The late William Mitchell would sometimes use a specific word to describe how a botanical extract affects an organism. He would say that it “informs” the body or the mind or the vital force. I don’t pretend to understand exactly what Dr. Mitchell meant by the word ‘inform,’ but I’ve taken it to mean that the particular molecules isolated from the plant bring information, that teaches or shows by example, a different pattern of behavior and function to the organism. Thus botanical medicine can act as a catalyst to change function.

We certainly have some unpleasant examples with which we might illustrate this idea. Certain addictive drugs appear to trigger permanent changes in brain chemistry after even a single exposure. Even if we aren’t talking about crack cocaine, it is not unreasonable to think that other more benign plant extracts will also cause lasting permanent changes in function. Botanical medicine, when well practiced, is perhaps more like the automatic software updates that my computer routinely downloads. They teach the system how to work better and update it so it understands how to respond to new challenges.

If we are using the analogy that herbs act like catalysts, then it makes sense that relatively small doses are all that’s needed to turn the trick. Maybe we only need the large doses when we are using herbs as drugs and not as information carriers. Perhaps drugs deliver orders to the body, while herbs deliver knowledge. [If I keep up this kind of train of thought I may have to move back to Oregon and eat granola again.]

These are the sorts of discussions we engaged in decades ago as naturopathic students. We hear these kinds of arguments less often these days. I often just reach for standardized plant extracts whose chemical actions have been multiplied by refining, distillation and concentration. More is better and stronger is better; these have become our quiet mantras.

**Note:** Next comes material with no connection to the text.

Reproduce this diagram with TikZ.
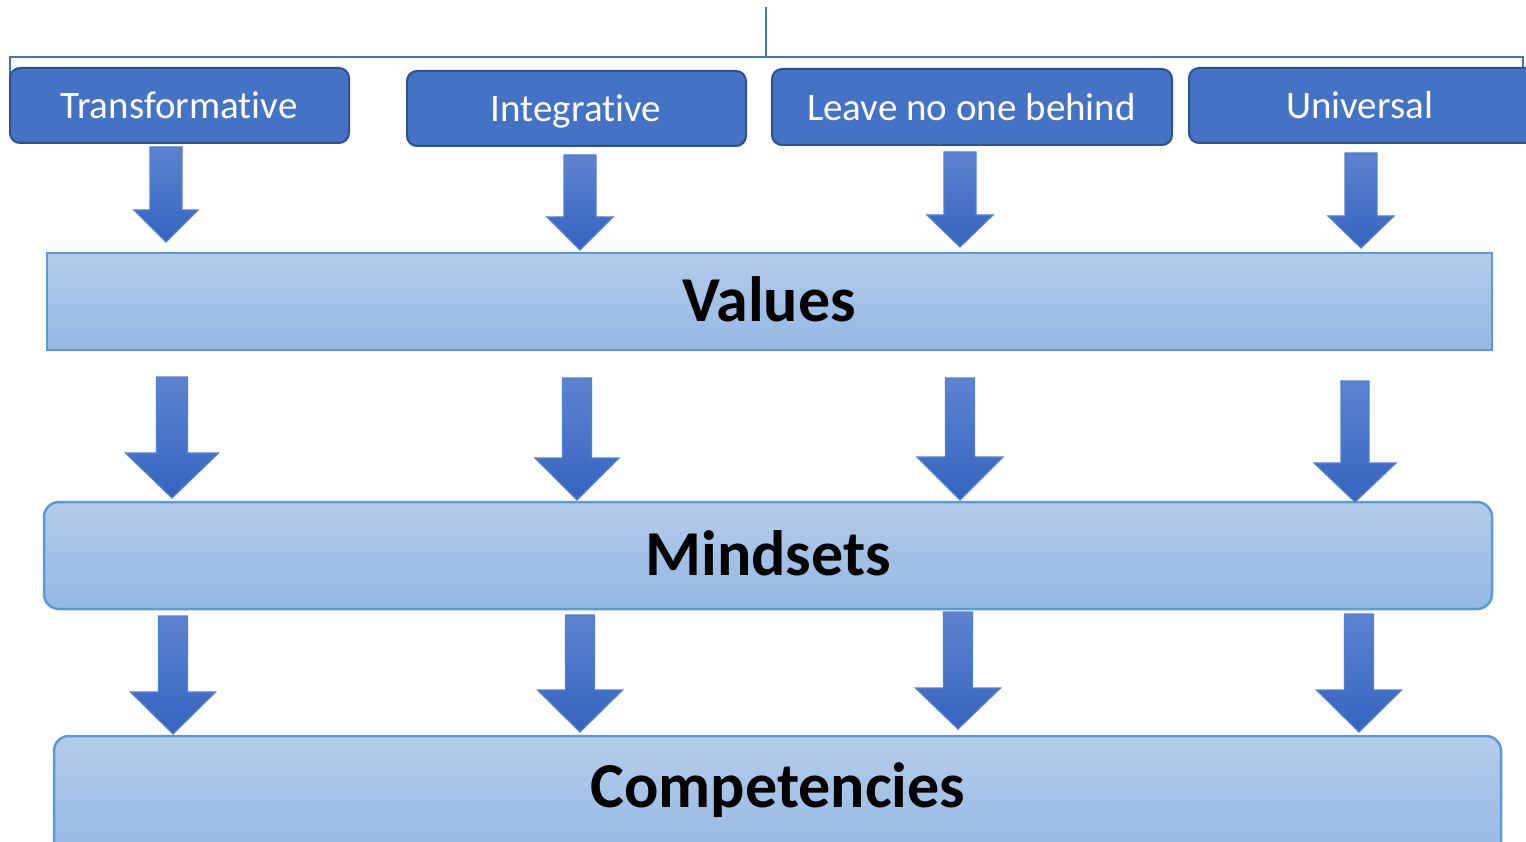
\documentclass[tikz,border=0pt]{standalone}
\usepackage{fontspec}
\setmainfont[RawFeature={-liga;-clig;-calt;-dlig;-rlig}]{Carlito}
\definecolor{topfill}{HTML}{4472C4}
\definecolor{topedge}{HTML}{2F528F}
\definecolor{bandtop}{HTML}{B4CCEA}
\definecolor{bandbot}{HTML}{93B7E3}
\definecolor{bandedge}{HTML}{5B9BD5}
\definecolor{arrtop}{HTML}{5D83D0}
\definecolor{arrbot}{HTML}{3464BF}
\definecolor{arredge}{HTML}{4F80D4}
\definecolor{brk}{HTML}{4472C4}
\newcommand\blockarr[6]{%
  \draw[arrowsty] (#1-#5,#2) -- (#1+#5,#2) -- (#1+#5,#3) -- (#1+#6,#3) -- (#1,#4) -- (#1-#6,#3) -- (#1-#5,#3) -- cycle;}
\tikzset{
  topbox/.style={draw=topedge, line width=2pt, fill=topfill, rounded corners=10pt, inner sep=0pt, anchor=center},
  toptext/.style={text=white, font=\fontsize{39}{47}\selectfont, inner sep=0pt, anchor=base},
  band/.style={draw=bandedge, line width=2.5pt, top color=bandtop, bottom color=bandbot, inner sep=0pt},
  bandtext/.style={font=\fontsize{64}{76}\selectfont\bfseries, text=black, inner sep=0pt, anchor=base},
  arrowsty/.style={top color=arrtop, bottom color=arrbot, draw=arredge, line width=1.2pt},
  bracket/.style={draw=brk, line width=2pt}
}
\begin{document}
\begin{tikzpicture}[x=1pt,y=-1pt]
\useasboundingbox (0,0) rectangle (1526,842);
\clip (0,0) rectangle (1526,842);
\fill[white] (0,0) rectangle (1526,842);
% bracket
\coordinate (bl) at (10,108);
\coordinate (bul) at (10,57);
\coordinate (bur) at (1523,57);
\coordinate (br) at (1523,72);
\coordinate (stemtop) at (766,7);
\coordinate (stembot) at (766,57);
\draw[bracket] (bl) -- (bul) -- (bur) -- (br);
\draw[bracket] (stemtop) -- (stembot);
% top boxes
\node[topbox, minimum width=339pt, minimum height=75pt] (tr) at (179.5,105.5) {};
\node[toptext] (trtext) at (179,119) {Transformat\kern0pt ive};
\node[topbox, minimum width=339pt, minimum height=75pt] (in) at (576.5,108.5) {};
\node[toptext] (intext) at (576,122) {Integrat\kern0pt ive};
\node[topbox, minimum width=400pt, minimum height=76pt] (lv) at (972,107) {};
\node[toptext] (lvtext) at (971.5,121) {Leave no one behind};
\node[topbox, minimum width=346pt, minimum height=75pt] (un) at (1362,105.5) {};
\node[toptext] (untext) at (1359.5,119) {Universal};
% bands
\node[band, minimum width=1445pt, minimum height=97pt] (val) at (769.5,301.5) {};
\node[bandtext] (valtext) at (769,322) {Values};
\node[band, rounded corners=15pt, minimum width=1448pt, minimum height=107pt] (mind) at (768,555.5) {};
\node[bandtext] (mindtext) at (768,575) {Mindsets};
\node[band, rounded corners=15pt, minimum width=1447pt, minimum height=130pt] (comp) at (777.5,801) {};
\node[bandtext] (comptext) at (778,807) {Competencies};
% arrows row 1
\blockarr{166}{147}{210}{242}{16}{32}
\blockarr{580}{155}{217}{250}{16}{33}
\blockarr{960}{152}{215}{247}{16}{33}
\blockarr{1361}{153}{216}{248}{16}{33}
% arrows row 2
\blockarr{172}{377}{453}{498}{15.5}{46.5}
\blockarr{577}{378}{458}{500}{14.5}{42}
\blockarr{960}{378}{457}{500}{14.5}{43}
\blockarr{1355}{381}{463}{502}{14}{41}
% arrows row 3
\blockarr{173}{616}{692}{734}{14.5}{42.5}
\blockarr{580}{615}{690}{732}{14.5}{42.5}
\blockarr{958}{612}{688}{729}{14.5}{42.5}
\blockarr{1359}{614}{690}{732}{14.5}{42.5}
\end{tikzpicture}
\end{document}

We once condescendingly attributed this type of thinking to medical doctors (especially those claiming to practice natural medicine) and considered it to be an inferior approach to treating the patient. We allowed that some one in our profession might out of necessity fall back and prescribe botanical medicine like this out of desperation but it wasn’t the preferred path of treatment, the way a real naturopathic doctor worked. We were such idealists.

Luckily many of us still are idealists and this paper on curcumin should serve as a reminder. Sometimes less is more. Sometimes what we need is a tiny nudge from something so small as to seem like magic. Or perhaps, in our rush to keep up with all the new science, we have to leave a little space in our understanding for the magic in our medicine to do its work.

1 comment:

  1. I'm so glad you wrote this - I've been struggling for years between the 2 philosophies. Modern scientific thought, which seems to be the direction that Naturopathic Medicine seems to be moving these days, would certainly support the idea that more is better. But my gut instinct is that this isn't always true. I prescribe in this way, and that's what seems to work for patients. Eclectic herbalism is where we started, and why I was drawn to naturopathic medicine in the first place. I really enjoyed your thoughts - looking forward to hearing you speak in Portland!!!